Investing in Mutual Funds: The Mean Reversion

I'll admit as should everyone who writes about investing, there is no silver bullet, no perfect scenario, no predictable table you can follow when it comes to investing. Some suggest that the only way to come close to a comfortable retirement is to invest in stocks. But they have a limited historic return, somewhere in the vicinity of about 6.3%.

Stock funds do worse according to available statistics. The comparisons here get a bit sketchy. In almost every instance, a stock fund, no matter what it invests in, how well it has done, is compared to the Wilshire 5000, an index that represents the whole of the stock market universe.

But in truth, it doesn't even come close. Any sort of index fund that attempts to mimic that index is unable to buy all of the stocks and some buy less than a fourth of what is available. The reason is easy to see and generally accepted: some stocks are simply to small to buy and any investment of any size by any index fund would drive the price of those stocks up. There simply aren't enough shares available (liquidity) to buy.
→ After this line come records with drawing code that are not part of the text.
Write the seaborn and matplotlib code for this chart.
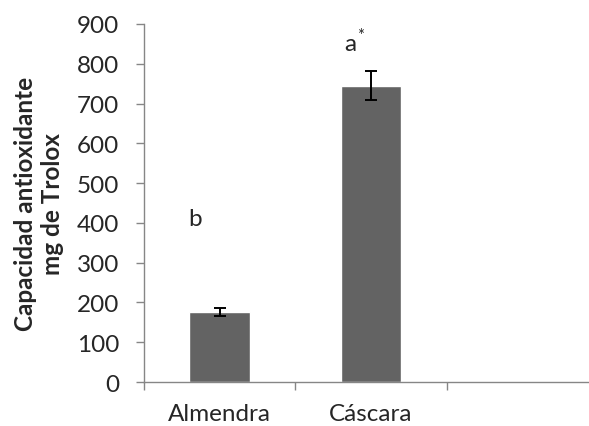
import pandas as pd
import seaborn as sns
import matplotlib.pyplot as plt
from matplotlib.ticker import MultipleLocator, FixedLocator

categorias = ["Almendra", "Cáscara"]
valores = [175, 745]
errores = [10, 37]
letras = ["b", "a"]
letras_y = [410, 850]

df = pd.DataFrame({"muestra": categorias, "valor": valores})

sns.set_style("white")
plt.rcParams["font.family"] = ["Lato", "DejaVu Sans"]

fig = plt.figure(figsize=(5.89, 4.27), dpi=100)
ax = fig.add_axes([0.2445, 0.103, 0.7555, 0.8385])

sns.barplot(data=df, x="muestra", y="valor", color="#636363", width=0.4,
            saturation=1, ax=ax, errorbar=None)
ax.errorbar(categorias, valores, yerr=errores, fmt="none", ecolor="black",
            elinewidth=1.4, capsize=4.3, capthick=1.4)

# letras de significancia
ax.text(-0.16, letras_y[0], letras[0], ha="center", va="center", fontsize=17.5)
ax.text(0.862, letras_y[1], letras[1], ha="center", va="center", fontsize=17.5)
ax.text(0.93, letras_y[1] + 22, "*", ha="center", va="center", fontsize=12)

ax.set_ylim(0, 900)
ax.set_xlim(-0.5, 2.44)
ax.yaxis.set_major_locator(MultipleLocator(100))
ax.xaxis.set_minor_locator(FixedLocator([-0.5, 0.5, 1.5, 2.5]))
ax.tick_params(axis="x", which="major", length=0, pad=15, labelsize=17.5)
ax.tick_params(axis="x", which="minor", length=6, width=1, color="#868686",
               direction="out", bottom=True)
ax.tick_params(axis="y", length=6, width=1, color="#868686", direction="out",
               left=True, pad=12, labelsize=17.5)

for s in ["top", "right"]:
    ax.spines[s].set_visible(False)
for s in ["left", "bottom"]:
    ax.spines[s].set_color("#868686")
    ax.spines[s].set_linewidth(1)

ax.set_xlabel("")
ax.set_ylabel("Capacidad antioxidante\nmg de Trolox", fontsize=17.5,
              fontweight="bold", labelpad=9, linespacing=1.2)

fig.savefig("out.png", dpi=100)
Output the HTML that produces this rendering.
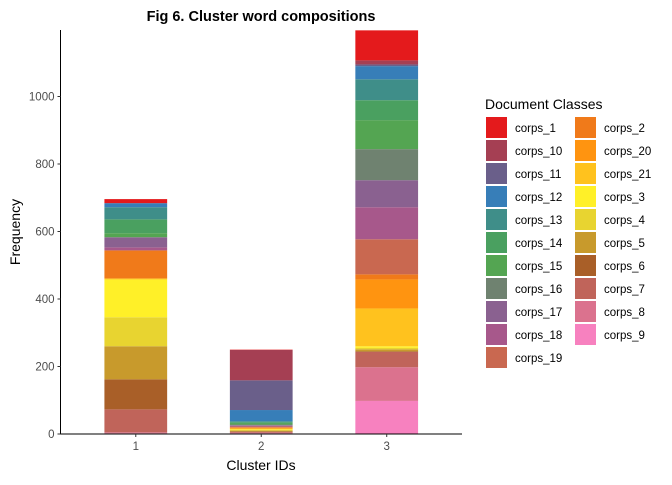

This comparison suggests that the real rate of return in stock funds is about 3.9% in part, as some suggest, because of fees. And that is if you are fortunate to have the iron-will to stay invested through thick and thin, ups and downs. Sadly, most of us don't.

Our Investment Expectations
We expect everything that is up to stay up and everything that is down to stay down. This leads us to believe that selling a stock fund as it begins to lose share value in favor of a stock fund that is on the top ten lists for the previous quarter or year. Oddly enough, and this is why economist refer to it as the mean reversion, selling on the way down eliminates the opportunity to buy additional shares and a reduced price because we do not expect the fund to recover.

The real trouble is buying a fund at the top with the expectations that there is still additional upside potential. the knee jerk reaction to such a dilemma is to simply buy an index fund and let it ride. The Bogleheads will love this idea. For those of you who are unfamiliar with this emphatic group, they swear by the index fund. It was not a some might think, created by John Bogle of Vanguard but when the age of computers advanced far enough, he became its leading disciple.

Mutual funds present an interesting opportunity even as they seem to offer you more volatility. Even index funds, left alone from the date of your initial purchase, will suffer fits and starts as it lumbers across a thirty or forty year investment career.

Some of us writing about finance will offer you the realistic possibility that a Treasury Inflation Protected Security (TIPS) could do as well as any investor who bought stocks or stock mutual funds. Fine if you are good with 2.6% over a working career.

Because folks usually purchase stocks and stock funds in the hope they will provide some additional growth and risk that will help fund their retirement, pursuing that path might leave you struggling.

The Best Investment Option
The best option remains the hardest one to execute. Ignore the markets in the short-term and invest across a wide variety of investments. begin with actively managed funds. As your wage increases, add more money in the form of index funds that drill into various sectors deeper than a total market index fund might. As you continue to age, add a bond fund or two, domestic and international.

The key is to find low fee funds as compared to their peer group - not to an index. Find a manager who has navigated rough water in the past and emerged with better than average returns. You will have to go back a few years for that. Keep in mind, you are not looking for an average that is comparable when the fund may have lower lows that the funds in its group and an occasional brush with the top ten performers.

In the case of mutual funds, average is good. It avoids the mean reversion problem that many investors have and keeps your risk level at a much higher rate than fixed income. According to Simon Johnson and James Kwak, writing in the Washington Post recently, the goal is to have enough money to buy an annuity upon retirement, in large part because the gamble of outliving your money is simply too great.